An American Childhood is a memoir, an autobiography about Dillard’s childhood in Pittsburg around the 1940’s and 1950’s. Her prose painlessly dissects the struggles and demands of childhood, of growing up. As a young girl, Dillard devours the world around her becoming intrigued and obsessed by varying fascinations such as art and rocks, bugs and literature. She stands amidst a world both beautiful and haunting, taking in the wonder of nature alongside the horror of human behavior.
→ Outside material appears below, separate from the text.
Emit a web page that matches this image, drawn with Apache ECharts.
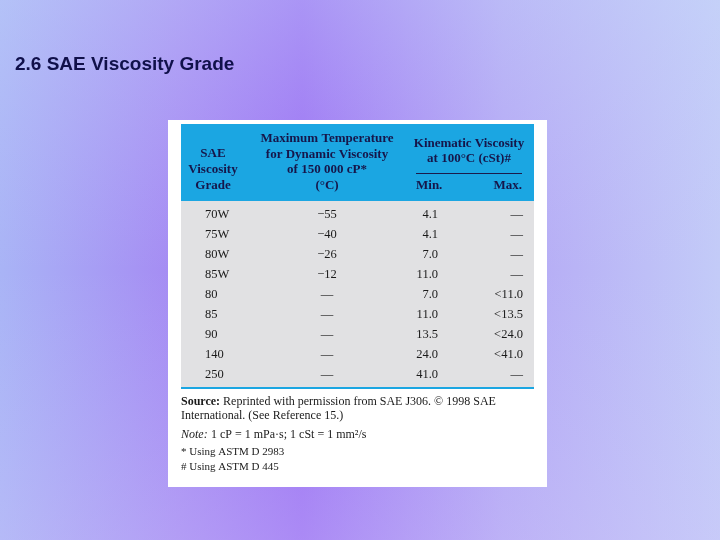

Dillard’s prose captures both the inner and the outer marvels of being alive. She guides the reader through her childhood with the sobering reminder that as one grows older, the ability to appreciate the world diminishes as we become more and more aware of the self. The unconsciousness of childhood allows a girl to throw herself, wildly, into the beating world around her. And so as Dillard recounts her younger days, we feel her longing to return to those selfless, free moments, and we hear in her voice the desire to foster the same unconsciousness that children so naturally possess.
I can think of no other way to explain the breathtaking artistry of her writing than to include a short selection of her prose from An American Childhood. I sincerely hope it inspires you to pick up this book or one of her many others.
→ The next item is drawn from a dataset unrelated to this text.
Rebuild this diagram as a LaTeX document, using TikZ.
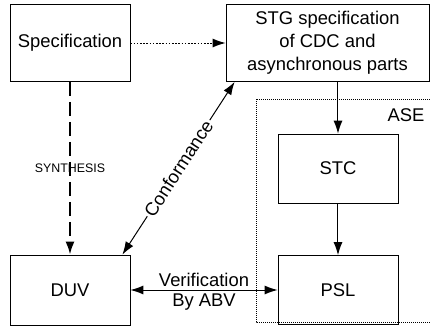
\documentclass[tikz,border=0pt]{standalone}
\usepackage{fontspec}
\setmainfont{Liberation Sans}
\usetikzlibrary{arrows.meta}
\tikzset{
    box/.style={draw, thin, align=center, minimum width=60pt, minimum height=38.5pt, inner sep=0pt},
    tip/.style={-{Latex[length=6.5pt,width=4.5pt]}},
    both/.style={{Latex[length=6.5pt,width=4.5pt]}-{Latex[length=6.5pt,width=4.5pt]}},
    fine dots/.style={dash pattern=on 0.5pt off 0.5pt},
}
\begin{document}
\begin{tikzpicture}[x=0.5pt,y=-0.5pt,font=\fontsize{9.2}{11.5}\selectfont,line width=0.5pt]
    \useasboundingbox (0,0) rectangle (430,333);
    % boxes
    \node[box] (spec) at (70,43) {Specification};
    \node[box, minimum width=101.5pt] (stg) at (327.5,43) {STG specification\\of CDC and\\asynchronous parts};
    \node[box, minimum height=35pt] (duv) at (70,290) {DUV};
    \node[box, minimum height=34.5pt] (stc) at (338,168.5) {STC};
    \node[box, minimum height=34.5pt] (psl) at (338,290) {PSL};
    % ASE frame
    \draw[fine dots, line width=0.4pt] (440,99) -- (256,99) -- (256,322) -- (440,322);
    \node (ase) at (406,115) {ASE};
    % connectors
    \draw[tip, dash pattern=on 0.8pt off 0.8pt] (spec) -- (stg);
    \draw[tip, dash pattern=on 7pt off 3pt, line width=1pt] (spec) -- (duv)
        node[midway, font=\fontsize{6.2}{7}\selectfont] {SYNTHESIS};
    \draw[tip] (stg.south -| stc) -- (stc);
    \draw[tip] (stc) -- (psl);
    \draw[both] ([xshift=-4pt]duv.north east) -- ([xshift=4.5pt]stg.south west)
        node[midway, sloped, fill=white, inner sep=1pt] {Conformance};
    \draw[both] (duv) -- (psl)
        node[midway, above, inner sep=1.5pt] {Verification}
        node[midway, below, inner sep=1.5pt] {By ABV};
\end{tikzpicture}
\end{document}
“What does it feel like to be alive? Living, you stand under a waterfall. You leave the sleeping shore deliberately; you shed your dusty clothes, pick your barefoot way over the high, slippery rocks, hold your breath, choose your footing, and step into the waterfall. The hard water pelts your skull, bangs in bits on your shoulders and arms. The strong water dashes down beside you and you feel it along your calves and thighs rising roughly backup, up to the roiling surface, full of bubbles that slide up your skin or break on you at full speed. Can you breathe here? Here where the force is the greatest and only the strength of your neck holds the river out of your face. Yes, you can breathe even here. You could learn to live like this. And you can, if you concentrate, even look out at the peaceful far bank where you try to raise your arms. What a racket in your ears, what a scattershot pummeling! It is time pounding at you, time. Knowing you are alive is watching on every side your generation's short time falling away as fast as rivers drop through air, and feeling it hit."